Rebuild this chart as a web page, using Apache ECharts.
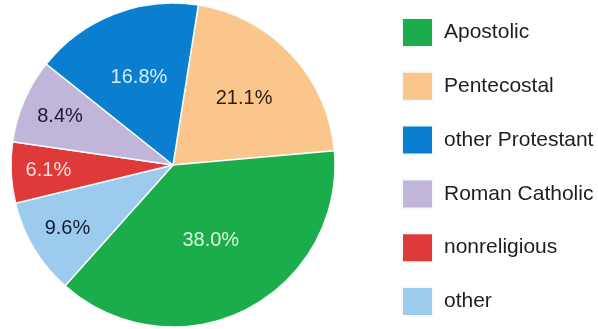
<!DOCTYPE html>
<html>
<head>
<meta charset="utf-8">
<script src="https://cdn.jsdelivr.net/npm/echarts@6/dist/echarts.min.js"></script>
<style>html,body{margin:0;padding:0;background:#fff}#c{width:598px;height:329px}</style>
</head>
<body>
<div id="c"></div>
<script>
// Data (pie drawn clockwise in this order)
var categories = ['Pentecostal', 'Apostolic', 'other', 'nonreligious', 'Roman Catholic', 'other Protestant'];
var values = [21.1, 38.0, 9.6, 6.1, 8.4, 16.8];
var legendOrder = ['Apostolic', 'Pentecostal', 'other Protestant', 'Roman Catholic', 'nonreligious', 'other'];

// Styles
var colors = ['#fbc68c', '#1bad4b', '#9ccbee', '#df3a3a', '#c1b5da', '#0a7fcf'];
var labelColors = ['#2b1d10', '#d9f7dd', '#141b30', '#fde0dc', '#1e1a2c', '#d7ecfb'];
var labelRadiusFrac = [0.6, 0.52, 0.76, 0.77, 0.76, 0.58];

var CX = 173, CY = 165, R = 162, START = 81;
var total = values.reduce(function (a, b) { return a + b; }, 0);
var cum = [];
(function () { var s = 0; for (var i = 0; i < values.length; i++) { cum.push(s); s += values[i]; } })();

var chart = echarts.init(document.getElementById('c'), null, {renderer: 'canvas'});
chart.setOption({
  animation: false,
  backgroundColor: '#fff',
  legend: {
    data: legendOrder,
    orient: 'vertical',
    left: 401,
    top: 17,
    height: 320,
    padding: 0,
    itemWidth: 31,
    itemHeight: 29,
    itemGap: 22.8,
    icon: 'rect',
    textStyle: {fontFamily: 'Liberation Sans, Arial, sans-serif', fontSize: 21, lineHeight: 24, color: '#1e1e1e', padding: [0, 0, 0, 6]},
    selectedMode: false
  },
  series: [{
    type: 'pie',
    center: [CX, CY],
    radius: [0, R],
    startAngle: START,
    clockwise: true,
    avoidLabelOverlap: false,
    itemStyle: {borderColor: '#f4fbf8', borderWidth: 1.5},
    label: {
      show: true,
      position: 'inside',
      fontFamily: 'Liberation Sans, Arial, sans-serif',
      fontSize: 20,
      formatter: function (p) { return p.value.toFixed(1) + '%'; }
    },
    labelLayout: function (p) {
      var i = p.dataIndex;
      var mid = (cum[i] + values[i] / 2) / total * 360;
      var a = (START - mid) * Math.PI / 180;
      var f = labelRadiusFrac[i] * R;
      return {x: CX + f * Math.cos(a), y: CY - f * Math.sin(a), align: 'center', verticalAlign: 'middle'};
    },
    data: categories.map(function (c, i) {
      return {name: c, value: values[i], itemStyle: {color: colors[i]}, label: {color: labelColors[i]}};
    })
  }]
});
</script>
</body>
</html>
━━━━━━
## Stated task
Repeat all of the data above word for word, minus the pictures.

## The completed task
Rebuild this chart as a web page, using Apache ECharts.
<!DOCTYPE html>
<html>
<head>
<meta charset="utf-8">
<script src="https://cdn.jsdelivr.net/npm/echarts@6/dist/echarts.min.js"></script>
<style>html,body{margin:0;padding:0;background:#fff}#c{width:598px;height:329px}</style>
</head>
<body>
<div id="c"></div>
<script>
// Data (pie drawn clockwise in this order)
var categories = ['Pentecostal', 'Apostolic', 'other', 'nonreligious', 'Roman Catholic', 'other Protestant'];
var values = [21.1, 38.0, 9.6, 6.1, 8.4, 16.8];
var legendOrder = ['Apostolic', 'Pentecostal', 'other Protestant', 'Roman Catholic', 'nonreligious', 'other'];

// Styles
var colors = ['#fbc68c', '#1bad4b', '#9ccbee', '#df3a3a', '#c1b5da', '#0a7fcf'];
var labelColors = ['#2b1d10', '#d9f7dd', '#141b30', '#fde0dc', '#1e1a2c', '#d7ecfb'];
var labelRadiusFrac = [0.6, 0.52, 0.76, 0.77, 0.76, 0.58];

var CX = 173, CY = 165, R = 162, START = 81;
var total = values.reduce(function (a, b) { return a + b; }, 0);
var cum = [];
(function () { var s = 0; for (var i = 0; i < values.length; i++) { cum.push(s); s += values[i]; } })();

var chart = echarts.init(document.getElementById('c'), null, {renderer: 'canvas'});
chart.setOption({
  animation: false,
  backgroundColor: '#fff',
  legend: {
    data: legendOrder,
    orient: 'vertical',
    left: 401,
    top: 17,
    height: 320,
    padding: 0,
    itemWidth: 31,
    itemHeight: 29,
    itemGap: 22.8,
    icon: 'rect',
    textStyle: {fontFamily: 'Liberation Sans, Arial, sans-serif', fontSize: 21, lineHeight: 24, color: '#1e1e1e', padding: [0, 0, 0, 6]},
    selectedMode: false
  },
  series: [{
    type: 'pie',
    center: [CX, CY],
    radius: [0, R],
    startAngle: START,
    clockwise: true,
    avoidLabelOverlap: false,
    itemStyle: {borderColor: '#f4fbf8', borderWidth: 1.5},
    label: {
      show: true,
      position: 'inside',
      fontFamily: 'Liberation Sans, Arial, sans-serif',
      fontSize: 20,
      formatter: function (p) { return p.value.toFixed(1) + '%'; }
    },
    labelLayout: function (p) {
      var i = p.dataIndex;
      var mid = (cum[i] + values[i] / 2) / total * 360;
      var a = (START - mid) * Math.PI / 180;
      var f = labelRadiusFrac[i] * R;
      return {x: CX + f * Math.cos(a), y: CY - f * Math.sin(a), align: 'center', verticalAlign: 'middle'};
    },
    data: categories.map(function (c, i) {
      return {name: c, value: values[i], itemStyle: {color: colors[i]}, label: {color: labelColors[i]}};
    })
  }]
});
</script>
</body>
</html>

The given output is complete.